| Users / Traffic | System Characteristics | Service Decomposition | Challenges |
|---|---|---|---|
| 100 users | Low traffic, simple features | Monolith or few coarse-grained services | Minimal overhead, easy coordination |
| 10,000 users | Moderate traffic, growing features | Split by business capabilities (e.g., user, order, payment) | Service boundaries start to matter, data duplication risk |
| 1 million users | High traffic, many teams, complex domain | Fine-grained services, domain-driven design, bounded contexts | Inter-service communication overhead, data consistency |
| 100 million users | Very high traffic, global scale | Highly autonomous services, event-driven, asynchronous flows | Network latency, eventual consistency, operational complexity |
Service decomposition strategies in Microservices - Scalability & System Analysis
At small scale, the monolithic database or tightly coupled services become the bottleneck due to limited scalability and deployment speed.
As users grow, the main bottleneck shifts to inter-service communication overhead and data consistency challenges between services.
At very large scale, network latency and operational complexity (deployments, monitoring) become the biggest challenges.
- Horizontal scaling: Run multiple instances of services behind load balancers to handle more requests.
- Service boundaries: Decompose by business capabilities or domain to reduce coupling and improve team autonomy.
- Data management: Use database per service pattern, with asynchronous events for data sync to reduce tight coupling.

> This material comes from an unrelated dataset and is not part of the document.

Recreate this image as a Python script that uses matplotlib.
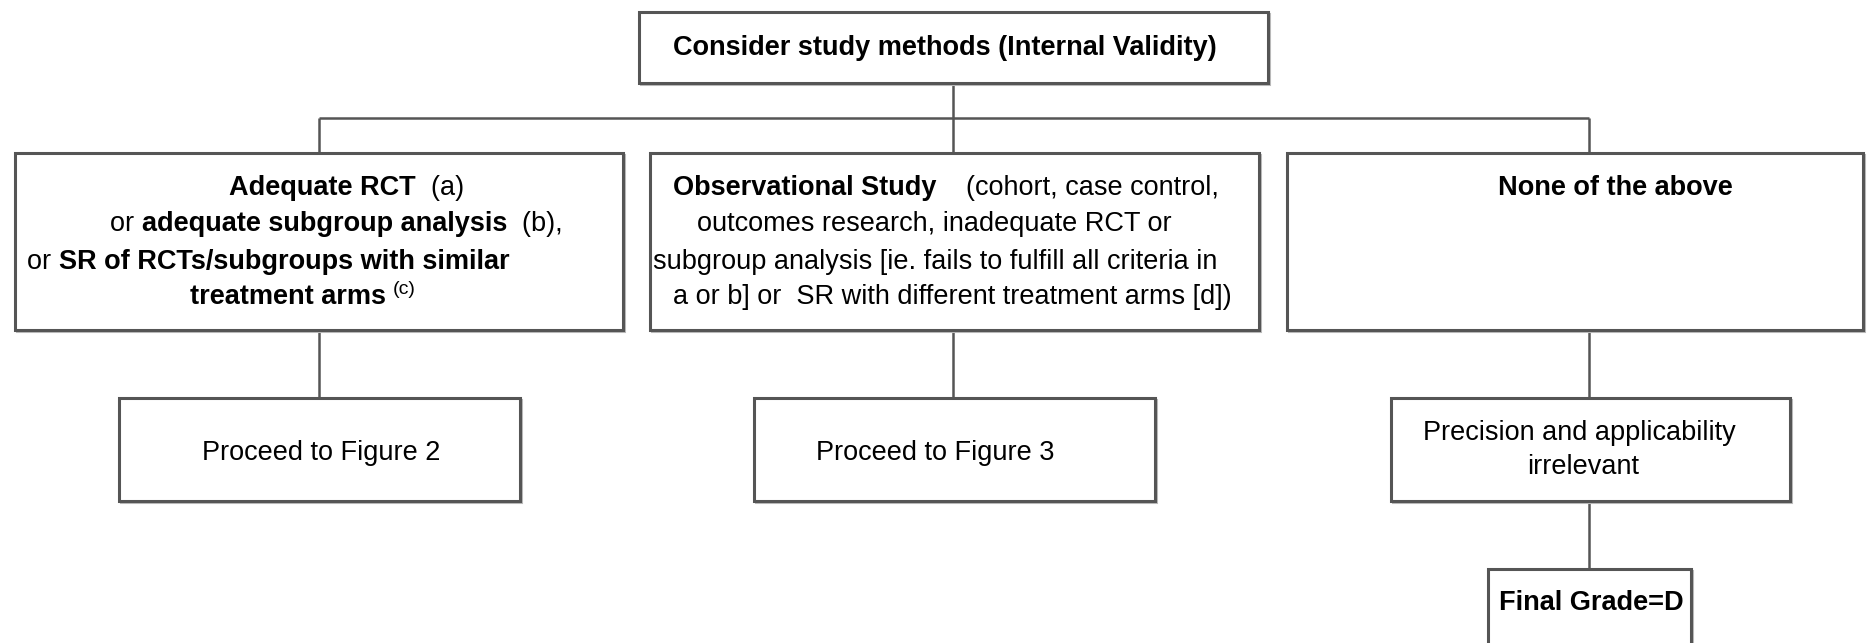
import matplotlib
matplotlib.use('Agg')
import matplotlib.pyplot as plt
from matplotlib.patches import Rectangle

# box texts: each line is a list of (text, bold) pieces
top_label = [[("Consider study methods (Internal Validity)", True)]]

rct_label = [
    [("Adequate RCT", True), ("  (a)", False)],
    [("or ", False), ("adequate subgroup analysis", True), ("  (b),", False)],
    [("or ", False), ("SR of RCTs/subgroups with similar", True)],
    [("treatment arms", True)],
]
rct_sup = "(c)"

obs_label = [
    [("Observational Study", True), ("    (cohort, case control,", False)],
    [("outcomes research, inadequate RCT or", False)],
    [("subgroup analysis [ie. fails to fulfill all criteria in", False)],
    [("a or b] or  SR with different treatment arms [d])", False)],
]

none_label = "None of the above"
fig2_label = "Proceed to Figure 2"
fig3_label = "Proceed to Figure 3"
prec_label = ["Precision and applicability", "irrelevant"]
final_label = "Final Grade=D"

# layout (pixel coords, y going down)
FS = 19.5
EDGE = '#555555'
boxes = {
    'top': (639, 12, 1268, 83),
    'rct': (15, 153, 623, 330),
    'obs': (650, 153, 1259, 330),
    'none': (1287, 153, 1863, 330),
    'fig2': (119, 398, 520, 501),
    'fig3': (754, 398, 1155, 501),
    'prec': (1391, 398, 1790, 501),
    'final': (1488, 569, 1691, 680),
}
line_y = [188, 224, 262, 297]


def draw_box(ax, key):
    x0, y0, x1, y1 = boxes[key]
    ax.add_patch(Rectangle((x0 + 2, y0 + 2), x1 - x0, y1 - y0, fill=False,
                           edgecolor='#bbbbbb', lw=1.5, zorder=1))
    ax.add_patch(Rectangle((x0, y0), x1 - x0, y1 - y0, facecolor='white',
                           edgecolor=EDGE, lw=2.2, zorder=2))


def draw_line(ax, x, y, parts, size=FS):
    prev = None
    for txt, bold in parts:
        kw = dict(fontsize=size, fontweight='bold' if bold else 'normal',
                  color='black', zorder=3)
        if prev is None:
            prev = ax.text(x, y, txt, ha='left', va='center', **kw)
        else:
            prev = ax.annotate(txt, xy=(1, 0), xycoords=prev,
                               ha='left', va='bottom', **kw)
    return prev


def connect(ax, xs, ys):
    ax.plot(xs, ys, color=EDGE, lw=1.8, zorder=1, solid_capstyle='butt')


def main():
    plt.rcParams['font.family'] = ['Liberation Sans', 'DejaVu Sans']
    fig = plt.figure(figsize=(18.7, 6.43), dpi=100)
    ax = fig.add_axes([0, 0, 1, 1])
    ax.set_xlim(0, 1870)
    ax.set_ylim(643, 0)
    ax.axis('off')

    # connectors
    connect(ax, [953, 953], [83, 153])
    connect(ax, [319, 1589], [118, 118])
    connect(ax, [319, 319], [118, 153])
    connect(ax, [1589, 1589], [118, 153])
    connect(ax, [319, 319], [330, 398])
    connect(ax, [953, 953], [330, 398])
    connect(ax, [1589, 1589], [330, 398])
    connect(ax, [1589, 1589], [501, 569])

    for key in boxes:
        draw_box(ax, key)

    draw_line(ax, 673, 48, top_label[0])

    rct_x = [229, 110, 27, 190]
    last = None
    for x, y, parts in zip(rct_x, line_y, rct_label):
        last = draw_line(ax, x, y, parts)
    ax.annotate(rct_sup, xy=(1, 1), xycoords=last, xytext=(5, 2),
                textcoords='offset points', ha='left', va='top',
                fontsize=14, zorder=3)

    obs_x = [673, 697, 653, 673]
    for x, y, parts in zip(obs_x, line_y, obs_label):
        draw_line(ax, x, y, parts)

    ax.text(1615, 188, none_label, ha='center', va='center',
            fontsize=FS, fontweight='bold')
    ax.text(321, 453, fig2_label, ha='center', va='center', fontsize=FS)
    ax.text(935, 453, fig3_label, ha='center', va='center', fontsize=FS)
    ax.text(1579, 433, prec_label[0], ha='center', va='center', fontsize=FS)
    ax.text(1583, 467, prec_label[1], ha='center', va='center', fontsize=FS)
    ax.text(1591, 603, final_label, ha='center', va='center',
            fontsize=FS, fontweight='bold')

    fig.savefig('out.png', dpi=100)


if __name__ == "__main__":
    main()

- Communication: Prefer asynchronous messaging (event buses, queues) over synchronous calls to reduce latency and failures.
- API gateways: Centralize access and routing to services, enabling easier client interaction and security.
- Monitoring and automation: Use centralized logging, tracing, and automated deployments to manage complexity.
Assuming 1 million users with 1 request per second each:
- Requests per second: ~1,000,000 QPS total
- Each service instance handles ~5,000 QPS → need ~200 instances distributed across services
- Database load: split per service, each DB handles ~5,000 QPS; requires read replicas and sharding
- Network bandwidth: 1 Gbps = 125 MB/s; high traffic requires multiple network links and CDN for static content
- Storage: depends on data retention; event logs and databases require scalable storage solutions
Start by describing the current scale and system design.
Identify the first bottleneck as traffic grows.
Explain how service decomposition helps isolate and scale parts independently.
Discuss trade-offs between fine-grained and coarse-grained services.
Describe concrete scaling techniques: horizontal scaling, asynchronous communication, data partitioning.
Conclude with operational considerations like monitoring and automation.
Your database handles 1000 QPS. Traffic grows 10x. What do you do first?
Answer: Introduce read replicas to distribute read load and reduce pressure on the primary database. Also consider caching frequently accessed data to reduce database queries.